Story by Zachary Orr, Assistant News Editor
Two hours into his return to Kathmandu from a remote village in Nepal April 28, Ryan Brooks felt the ground shift beneath his four-wheel drive truck as a 7.2 magnitude earthquake shook the earth beneath him.
He was experiencing the second largest earthquake to hit Nepal in the last three weeks. The first one, which registered 7.9 on the Richter scale, occurred April 25 and killed an estimated 8,500 people. The first earthquake inspired Brooks, lead missionary for Murray State’s Chi Alpha, to travel with a team for a two week relief project.
The quake Brooks was experiencing killed 48 more and left thousands injured. Brooks was on the side of a mountain four hours northeast of Kathmandu when it hit.
After experiencing dozens of tremors during his stay in Nepal, Brooks said he wasn’t scared for his life, but looking back he understands the danger of the situation he and his teammates were in.
“Maybe I should have been concerned for my safety,” he said.
Murray State alumna Liz Woods was a member of the relief team Brooks took part in. They, alongside members of the Evangel World Prayer Center in Louisville, Ky., spent the last two weeks aiding Nepalese citizens, trying to put their lives back together as much as possible.
Brooks said it was a surreal experience to see the devastation in person.
“The camera never cuts away when you’re here,” he said. “Those 8,500 people have faces and stories and families.”
The team spent most of its time in villages trying to provide personalized aid on an individual level, unlike the broad support provided by the larger relief agencies. Brooks said the team has spent days searching the wreckage to find people’s valued possessions and livestock.
Although the members of the team came to Nepal with the intent to give, the Nepalese people have welcomed them to their country as guests. He said the team has been invited into someone’s home, or what was left of it, for almost every meal.

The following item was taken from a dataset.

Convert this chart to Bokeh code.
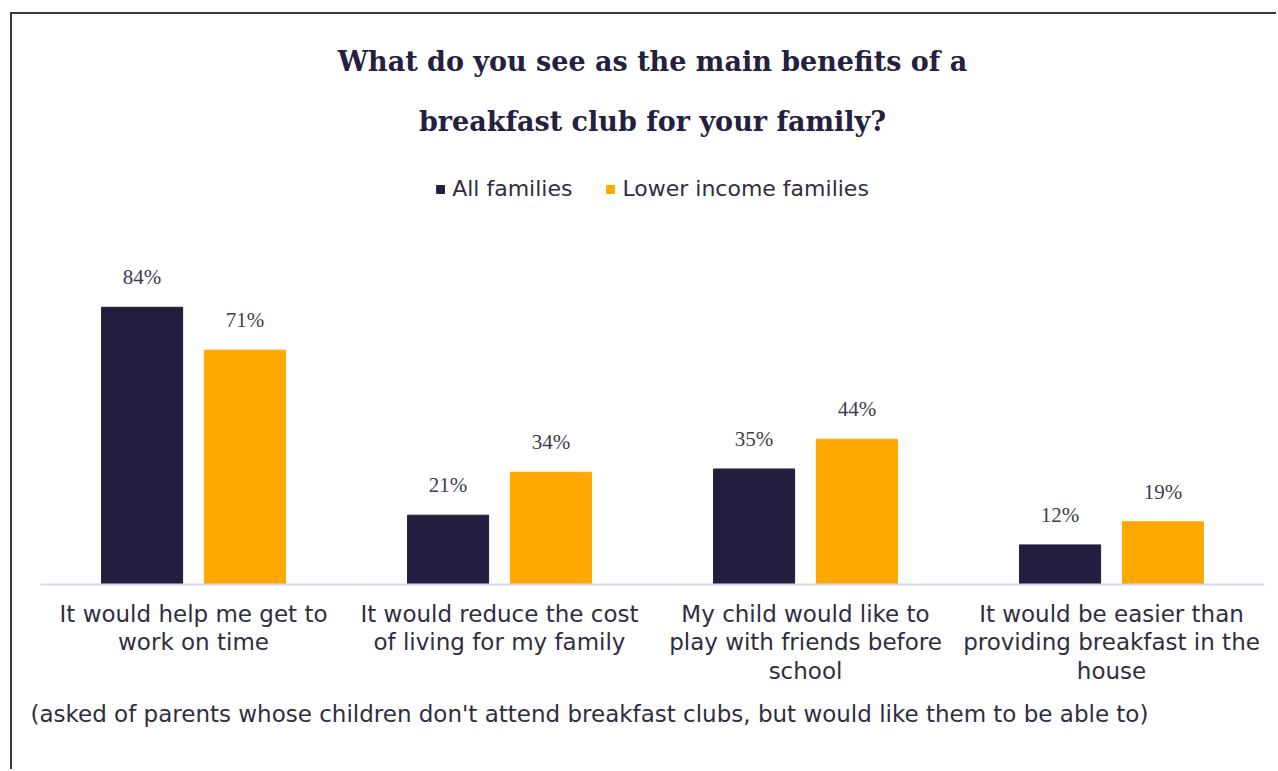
from bokeh.plotting import figure
from bokeh.models import (FactorRange, Range1d, ColumnDataSource, LabelSet, Legend,
                          LegendItem, Title)
from bokeh.transform import dodge
from bokeh.embed import file_html
from bokeh.resources import INLINE

categories = [
    "It would help me get to\nwork on time",
    "It would reduce the cost\nof living for my family",
    "My child would like to\nplay with friends before\nschool",
    "It would be easier than\nproviding breakfast in the\nhouse",
]
all_families = [84, 21, 35, 12]
lower_income = [71, 34, 44, 19]
series_names = ["All families", "Lower income families"]
title_lines = ["What do you see as the main benefits of a", "breakfast club for your family?"]
footnote = "(asked of parents whose children don't attend breakfast clubs, but would like them to be able to)"

NAVY = "#211e3e"
ORANGE = "#ffa800"
TEXT = "#2f2e41"
SANS = "DejaVu Sans"
SERIF = "DejaVu Serif"

src = ColumnDataSource(dict(
    cat=categories,
    allf=all_families,
    low=lower_income,
    allf_lbl=[f"{v}%" for v in all_families],
    low_lbl=[f"{v}%" for v in lower_income],
))

p = figure(width=1266, height=757,
           x_range=FactorRange(factors=categories, range_padding=0, factor_padding=0),
           y_range=Range1d(0, 131.5),
           output_backend="svg", toolbar_location=None,
           y_axis_location=None,
           min_border_left=28, min_border_right=14, min_border_top=136, min_border_bottom=187,
           styles={"margin-left": "10px", "margin-top": "12px",
                   "border-left": "2px solid #3a3a3a", "border-top": "2px solid #3a3a3a"})
p.title.visible = False
p.outline_line_color = None
p.background_fill_color = "white"
p.border_fill_color = "white"
p.xgrid.grid_line_color = None
p.ygrid.grid_line_color = None

off = 0.168
w = 0.265
r1 = p.vbar(x=dodge("cat", -off, range=p.x_range), top="allf", width=w, source=src,
            fill_color=NAVY, line_color=NAVY)
r2 = p.vbar(x=dodge("cat", off, range=p.x_range), top="low", width=w, source=src,
            fill_color=ORANGE, line_color=ORANGE)

for xo, col in [(-off, "allf"), (off, "low")]:
    p.add_layout(LabelSet(x=dodge("cat", xo, range=p.x_range), y=col, text=col + "_lbl",
                          source=src, text_align="center", text_baseline="alphabetic",
                          y_offset=23, text_font=SERIF, text_font_size="21px",
                          text_color="#3d3c52"))

ax = p.xaxis[0]
ax.axis_line_color = "#d9d6ee"
ax.axis_line_width = 2
ax.major_tick_line_color = None
ax.minor_tick_line_color = None
ax.major_label_text_font = SANS
ax.major_label_text_font_size = "23px"
ax.major_label_text_color = TEXT
ax.major_label_standoff = 10
ax.major_label_text_line_height = 1.1

legend = Legend(items=[LegendItem(label=series_names[0], renderers=[r1]),
                       LegendItem(label=series_names[1], renderers=[r2])],
                orientation="horizontal", location="top_center",
                glyph_width=10, glyph_height=10, label_text_font=SANS,
                label_text_font_size="22px", label_text_color=TEXT,
                border_line_color=None, background_fill_alpha=0,
                padding=0, margin=26, spacing=33, label_standoff=7)
p.add_layout(legend, "center")

p.add_layout(Title(text=title_lines[1], align="center", text_font=SERIF, text_font_style="bold",
                   text_font_size="27px", text_color="#23213f", standoff=27), "above")
p.add_layout(Title(text=title_lines[0], align="center", text_font=SERIF, text_font_style="bold",
                   text_font_size="27px", text_color="#23213f", standoff=27), "above")

p.add_layout(Title(text=footnote, align="left", text_font=SANS, text_font_style="normal",
                   text_font_size="23px", text_color=TEXT, standoff=24, offset=-10), "below")

open("out.html", "w").write(file_html(p, INLINE))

“They had nothing before the earthquake,” Brooks said. “Post earthquake they are having us into their homes and giving us whatever food they have.”
Brooks said he encourages everyone to give what they can to relief efforts, but to be careful what organizations are taking the money. Brooks talked to many Nepalese citizens who fear any funds given to the Nepalese government will be misused.
More than any other aid, Brooks said the people of Nepal’s largest need is hope.
“When you stand on top of your home, and it’s just a pile of rock, it can be very easy to grieve,” he said. “You have to move out of grief and into hope for the future.”